Consider an urban deployment scenario, bearing in mind the C/I constraint. Despite the lower data speeds, QPSK becomes more attractive than 16QAM, 64QAM, 128QAM or 256QAM for the ISM band.
For the ISM band, engineer maximum power and minimize spurious-source interference at the receiver. Do this by taking advantage of a 200W EIRP limit, if specified in the regulatory domain. Use larger, hence higher-gain antennas that have narrower beamwidth. Narrower antenna beamwidth assists by attenuating spurious interference energy that is not directly incident in the direction of the antenna’s maximum gain lobe.
QPSK modulation is the most robust for Carrier-to-Interference if considering QPSK vs 16QAM vs 64QAM. Considering the ISM band: what happens if, instead of QPSK, one tries to work with higher order modulations such as 16QAM or 64QAM? Radios using these higher-order modulation types will be more affected by interference than QPSK. The effect of interference is significant: 9dB for QPSK vs 16QAM and 16dB for QPSK vs 64QAM. In conclusion, QPSK is the best choice to ensure error-free data transfer across the radio link in the ISM Band.

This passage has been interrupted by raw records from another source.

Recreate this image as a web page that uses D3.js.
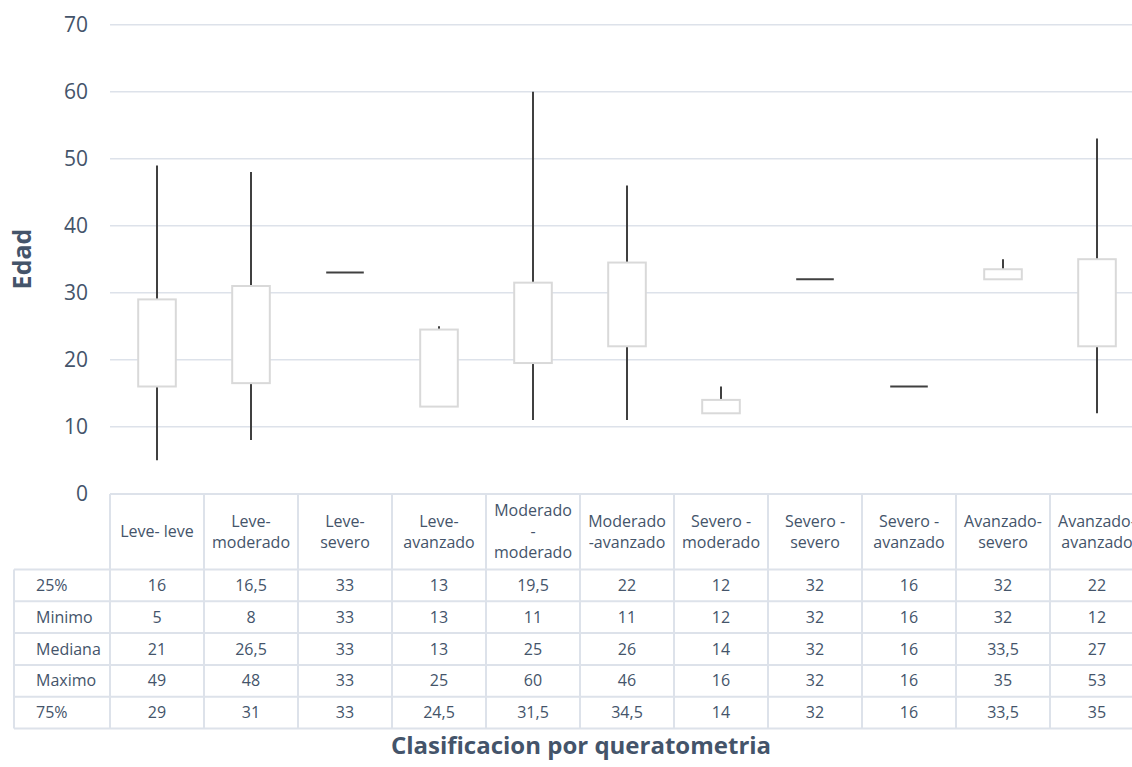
<!DOCTYPE html>
<html>
<head>
<meta charset="utf-8">
<script src="https://cdn.jsdelivr.net/npm/d3@7"></script>
<style>
  html, body { margin: 0; padding: 0; background: #fff; }
  svg { display: block; font-family: "Open Sans", "Noto Sans", sans-serif; }
</style>
</head>
<body>
<svg id="chart" width="1132" height="767"></svg>
<script>
// Categories (header lines of the data table, split with "|")
const categories = [
  "Leve- leve", "Leve-|moderado", "Leve-|severo", "Leve-|avanzado",
  "Moderado|-|moderado", "Moderado|-avanzado", "Severo -|moderado",
  "Severo -|severo", "Severo -|avanzado", "Avanzado-|severo", "Avanzado-|avanzado"
];

// Age statistics per category
const q1      = [16, 16.5, 33, 13, 19.5, 22, 12, 32, 16, 32, 22];
const minimo  = [5, 8, 33, 13, 11, 11, 12, 32, 16, 32, 12];
const mediana = [21, 26.5, 33, 13, 25, 26, 14, 32, 16, 33.5, 27];
const maximo  = [49, 48, 33, 25, 60, 46, 16, 32, 16, 35, 53];
const q3      = [29, 31, 33, 24.5, 31.5, 34.5, 14, 32, 16, 33.5, 35];

const yTicks = [0, 10, 20, 30, 40, 50, 60, 70];

// Table rows in display order
const rowNames = ["25%", "Minimo", "Mediana", "Maximo", "75%"];
const rowValues = [q1, minimo, mediana, maximo, q3];

const textColor = "#44546A";
const gridColor = "#DDE2EA";
const boxStroke = "#D9D9D9";
const whiskerColor = "#404040";

const svg = d3.select("#chart");
const W = 1132, H = 767;

const x = d3.scaleBand().domain(d3.range(categories.length)).range([110, 1144]).padding(0);
const y = d3.scaleLinear().domain([0, 70]).range([493.7, 24.7]);

const fmt = v => String(v).replace(".", ",");

// Horizontal gridlines
svg.append("g").selectAll("line").data(yTicks.filter(t => t > 0)).join("line")
  .attr("x1", 110).attr("x2", W)
  .attr("y1", d => y(d)).attr("y2", d => y(d))
  .attr("stroke", gridColor).attr("stroke-width", 1.5);

// Y axis tick labels
const yAxis = d3.axisLeft(y).tickValues(yTicks).tickSize(0).tickPadding(0);
const gy = svg.append("g").attr("transform", "translate(88,0)").call(yAxis);
gy.select(".domain").remove();
gy.selectAll("text")
  .attr("fill", textColor).attr("font-size", 21)
  .attr("font-family", "'Open Sans', sans-serif");

// Y axis title
svg.append("text")
  .attr("transform", "translate(31,259) rotate(-90)")
  .attr("text-anchor", "middle")
  .attr("font-size", 25).attr("font-weight", "bold")
  .attr("fill", textColor).text("Edad");

// Box plot marks
const bw = x.bandwidth() * 0.4;
const marks = svg.append("g");
categories.forEach((c, i) => {
  const cx = x(i) + x.bandwidth() / 2;
  // whisker from minimum to maximum
  if (maximo[i] !== minimo[i]) {
    marks.append("line")
      .attr("x1", cx).attr("x2", cx)
      .attr("y1", y(minimo[i])).attr("y2", y(maximo[i]))
      .attr("stroke", whiskerColor).attr("stroke-width", 2);
  }
  if (q3[i] !== q1[i]) {
    const top = Math.max(q1[i], q3[i]), bot = Math.min(q1[i], q3[i]);
    marks.append("rect")
      .attr("x", cx - bw / 2).attr("y", y(top))
      .attr("width", bw).attr("height", y(bot) - y(top))
      .attr("fill", "#fff").attr("stroke", boxStroke).attr("stroke-width", 2);
  } else {
    marks.append("line")
      .attr("x1", cx - bw / 2).attr("x2", cx + bw / 2)
      .attr("y1", y(q1[i])).attr("y2", y(q1[i]))
      .attr("stroke", whiskerColor).attr("stroke-width", 2);
  }
});

// Data table
const headerTop = 494, headerBottom = 569.5, rowH = 31.8;
const labelLeft = 14;
const tableBottom = headerBottom + rowH * rowNames.length;
const tbl = svg.append("g").attr("stroke", gridColor).attr("stroke-width", 2);

// header top border
tbl.append("line").attr("x1", 110).attr("x2", W).attr("y1", headerTop).attr("y2", headerTop);
// row borders
d3.range(rowNames.length + 1).forEach(r => {
  const yy = headerBottom + r * rowH;
  tbl.append("line").attr("x1", labelLeft).attr("x2", W).attr("y1", yy).attr("y2", yy);
});
// vertical borders
tbl.append("line").attr("x1", labelLeft).attr("x2", labelLeft)
  .attr("y1", headerBottom).attr("y2", tableBottom);
categories.forEach((c, i) => {
  tbl.append("line").attr("x1", x(i)).attr("x2", x(i))
    .attr("y1", headerTop).attr("y2", tableBottom);
});
tbl.append("line").attr("x1", x(categories.length - 1) + x.bandwidth())
  .attr("x2", x(categories.length - 1) + x.bandwidth())
  .attr("y1", headerTop).attr("y2", tableBottom);

// header labels
const lineH = 21;
const headMid = (headerTop + headerBottom) / 2;
categories.forEach((c, i) => {
  const lines = c.split("|");
  const cx = x(i) + x.bandwidth() / 2;
  const t = svg.append("text").attr("text-anchor", "middle")
    .attr("font-size", 16).attr("fill", textColor);
  lines.forEach((ln, k) => {
    t.append("tspan").attr("x", cx)
      .attr("y", headMid + (k - (lines.length - 1) / 2) * lineH)
      .attr("dy", "0.35em").text(ln);
  });
});

// row labels and values
rowNames.forEach((name, r) => {
  const cy = headerBottom + (r + 0.5) * rowH;
  svg.append("text").attr("x", 36).attr("y", cy).attr("dy", "0.35em")
    .attr("font-size", 16).attr("fill", textColor).text(name);
  rowValues[r].forEach((v, i) => {
    svg.append("text").attr("x", x(i) + x.bandwidth() / 2).attr("y", cy)
      .attr("dy", "0.35em").attr("text-anchor", "middle")
      .attr("font-size", 16).attr("fill", textColor).text(fmt(v));
  });
});

// X axis title
svg.append("text").attr("x", 581).attr("y", 746).attr("dy", "0.35em")
  .attr("text-anchor", "middle").attr("font-size", 24).attr("font-weight", "bold")
  .attr("fill", textColor).text("Clasificacion por queratometria");
</script>
</body>
</html>
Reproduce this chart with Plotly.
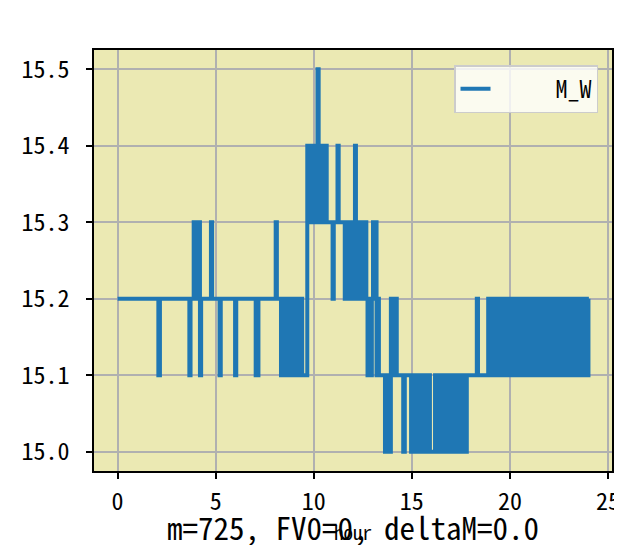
import plotly.graph_objects as go

# step data: time (hour) where the value changes, and the new M_W value
hours = [
    0.00, 2.08, 2.16, 3.66, 3.72, 3.88, 3.94, 4.14, 4.20, 4.26, 4.76, 4.82,
    5.20, 5.26, 5.99, 6.05, 7.04, 7.10, 7.14, 7.18, 8.06, 8.12,
    8.33, 8.39, 8.45, 8.51, 8.57, 8.63, 8.69, 8.75, 8.81, 8.87, 8.93, 8.99,
    9.05, 9.11, 9.17, 9.23, 9.29, 9.35, 9.41,
    9.67, 9.72, 9.78, 9.84, 9.90, 9.96, 10.02, 10.08, 10.14, 10.19, 10.25,
    10.30, 10.36, 10.42, 10.48, 10.54, 10.60, 10.66,
    10.96, 11.02, 11.21, 11.27, 11.58, 11.64, 11.70, 11.76, 11.82, 11.88,
    11.94, 12.00, 12.06, 12.10, 12.15, 12.20, 12.26, 12.32, 12.38, 12.44,
    12.50, 12.56, 12.62, 12.68,
    12.74, 12.80, 12.88, 12.96, 13.02, 13.08, 13.14, 13.20, 13.26, 13.32,
    13.63, 13.69, 13.75, 13.81, 13.87, 13.93, 13.99, 14.05, 14.11, 14.17, 14.23,
    14.56, 14.64, 14.96, 15.02, 15.08, 15.14, 15.20, 15.26, 15.32, 15.38,
    15.44, 15.50, 15.56, 15.62, 15.68, 15.74, 15.80, 15.86, 15.92,
    16.18, 16.24, 16.30, 16.41, 16.47, 16.53, 16.59, 16.65, 16.71, 16.77,
    16.83, 16.89, 16.95, 17.01, 17.07, 17.13, 17.19, 17.25, 17.31, 17.37,
    17.43, 17.49, 17.55, 17.74, 17.80,
    18.31, 18.37, 18.89, 18.95, 19.01, 19.07, 19.13, 19.19, 19.25, 19.31,
    19.37, 19.43, 19.49, 19.55, 19.61, 19.67,
    19.86, 19.92, 19.98, 20.04, 20.10, 20.16, 20.22, 20.28, 20.34, 20.40,
    20.46, 20.52, 20.58, 20.64, 20.70, 20.76, 20.82, 20.88, 20.94, 21.00,
    21.06, 21.12, 21.18, 21.22,
    21.28, 21.36, 21.44, 21.52, 21.60, 21.68, 21.76, 21.84, 21.92, 22.00,
    22.08, 22.16, 22.24, 22.32, 22.40, 22.48, 22.56, 22.64, 22.72, 22.80,
    22.88, 22.96, 23.04, 23.12, 23.20, 23.28, 23.36, 23.44, 23.52, 23.60,
    23.68, 23.76, 23.84, 23.92, 24.00,
]

m_w = [
    15.2, 15.1, 15.2, 15.1, 15.2, 15.3, 15.2, 15.3, 15.1, 15.2, 15.3, 15.2,
    15.1, 15.2, 15.1, 15.2, 15.1, 15.2, 15.1, 15.2, 15.3, 15.2,
    15.1, 15.2, 15.1, 15.2, 15.1, 15.2, 15.1, 15.2, 15.1, 15.2, 15.1, 15.2,
    15.1, 15.2, 15.1, 15.2, 15.1, 15.2, 15.1,
    15.4, 15.3, 15.4, 15.3, 15.4, 15.3, 15.4, 15.3, 15.4, 15.5, 15.4,
    15.3, 15.4, 15.3, 15.4, 15.3, 15.4, 15.3,
    15.2, 15.3, 15.4, 15.3, 15.2, 15.3, 15.2, 15.3, 15.2, 15.3,
    15.2, 15.3, 15.2, 15.4, 15.3, 15.2, 15.3, 15.2, 15.3, 15.2,
    15.3, 15.2, 15.3, 15.2,
    15.1, 15.2, 15.1, 15.2, 15.3, 15.2, 15.3, 15.1, 15.2, 15.1,
    15.0, 15.1, 15.0, 15.1, 15.0, 15.2, 15.1, 15.2, 15.1, 15.2, 15.1,
    15.0, 15.1, 15.0, 15.1, 15.0, 15.1, 15.0, 15.1, 15.0, 15.1,
    15.0, 15.1, 15.0, 15.1, 15.0, 15.1, 15.0, 15.1, 15.0,
    15.1, 15.0, 15.1, 15.0, 15.1, 15.0, 15.1, 15.0, 15.1, 15.0,
    15.1, 15.0, 15.1, 15.0, 15.1, 15.0, 15.1, 15.0, 15.1, 15.0,
    15.1, 15.0, 15.1, 15.0, 15.1,
    15.2, 15.1, 15.2, 15.1, 15.2, 15.1, 15.2, 15.1, 15.2, 15.1,
    15.2, 15.1, 15.2, 15.1, 15.2, 15.1,
    15.2, 15.1, 15.2, 15.1, 15.2, 15.1, 15.2, 15.1, 15.2, 15.1,
    15.2, 15.1, 15.2, 15.1, 15.2, 15.1, 15.2, 15.1, 15.2, 15.1,
    15.2, 15.1, 15.2, 15.1,
    15.2, 15.1, 15.2, 15.1, 15.2, 15.1, 15.2, 15.1, 15.2, 15.1,
    15.2, 15.1, 15.2, 15.1, 15.2, 15.1, 15.2, 15.1, 15.2, 15.1,
    15.2, 15.1, 15.2, 15.1, 15.2, 15.1, 15.2, 15.1, 15.2, 15.1,
    15.2, 15.1, 15.2, 15.1, 15.2,
]

y_ticks = [15.0, 15.1, 15.2, 15.3, 15.4, 15.5]
x_ticks = [0, 5, 10, 15, 20, 25]
note = "m=725, FV0=0, deltaM=0.0"

FONT = "Noto Sans Mono CJK SC, Noto Sans CJK SC, monospace"

# matplotlib-like 5% margins
x_pad = (max(hours) - min(hours)) * 0.05
y_pad = (max(m_w) - min(m_w)) * 0.05

fig = go.Figure()
fig.add_trace(go.Scatter(
    x=hours, y=m_w, mode="lines",
    name="\u00a0" * 5 + "M_W",  # padded so the label sits to the right like the original
    line=dict(color="#1f77b4", width=4, shape="hv"),
))

# page body has an 8px default margin, so the figure is a bit smaller than the window
fig.update_layout(
    width=614, height=537,
    margin=dict(l=86, r=10, t=42, b=74),
    paper_bgcolor="white",
    plot_bgcolor="#EBE9B3",
    font=dict(family=FONT, size=24, color="black"),
    showlegend=True,
    legend=dict(
        x=0.973, y=0.964, xanchor="right", yanchor="top",
        bgcolor="rgba(255,255,255,0.8)", bordercolor="#cccccc", borderwidth=1.5,
        font=dict(size=24),
    ),
    xaxis=dict(
        range=[min(hours) - x_pad, max(hours) + x_pad],
        tickvals=x_ticks, ticks="outside", ticklen=6, tickwidth=1.5, tickcolor="black",
        showline=True, linecolor="black", linewidth=1.5, mirror=True,
        showgrid=True, gridcolor="#b0b0b0", gridwidth=1.5, zeroline=False,
        ticklabelstandoff=2, automargin=False,
        title=dict(text="hour", font=dict(size=19), standoff=12),
    ),
    yaxis=dict(
        range=[min(m_w) - y_pad, max(m_w) + y_pad],
        tickvals=y_ticks, tickformat=".1f", ticks="outside", ticklen=6, tickwidth=1.5, tickcolor="black",
        showline=True, linecolor="black", linewidth=1.5, mirror=True,
        showgrid=True, gridcolor="#b0b0b0", gridwidth=1.5, zeroline=False,
        ticklabelstandoff=12, automargin=False,
    ),
)

fig.add_annotation(
    text=note, xref="paper", yref="paper", x=0.5, y=-0.133,
    xanchor="center", yanchor="middle", showarrow=False,
    font=dict(size=31, family=FONT, color="black"),
)

fig.write_html("out.html")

One can mitigate the effects of radio interference:
- Make sound choices using radio-engineering rationale.
- Using a SGT-LPN58V with 200W EIRP and QPSK is the most robust solution choice for the 5.8GHz ISM Band.
- The choice to use QPSK instead of 64QAM (or a higher order modulation) requires a trade-off. The trade-off is between “throughput speed” and “susceptibility to interference”.
Use QPSK in the ISM Band, which is more robust than other higher-order-modulation methods. There will be a lower data throughput speed instead of having an interference-affected link.
Let’s get back to our original question about data throughput speed and latency. Given the above observations for RLAN and ISM bands, there are definite challenges to using either of the bands to achieve guaranteed constant data throughput, low and constant latency.
Challenges arise when attempting to use the RLAN and ISM technologies to try guarantee high data-throughput speeds.
High and variable latency can also be problem for RLAN radios.
There is no getting away from interference induced link errors (ISM) or band-sharing requirements (RLAN) in an urban deployment environment, either using ISM or RLAN bands.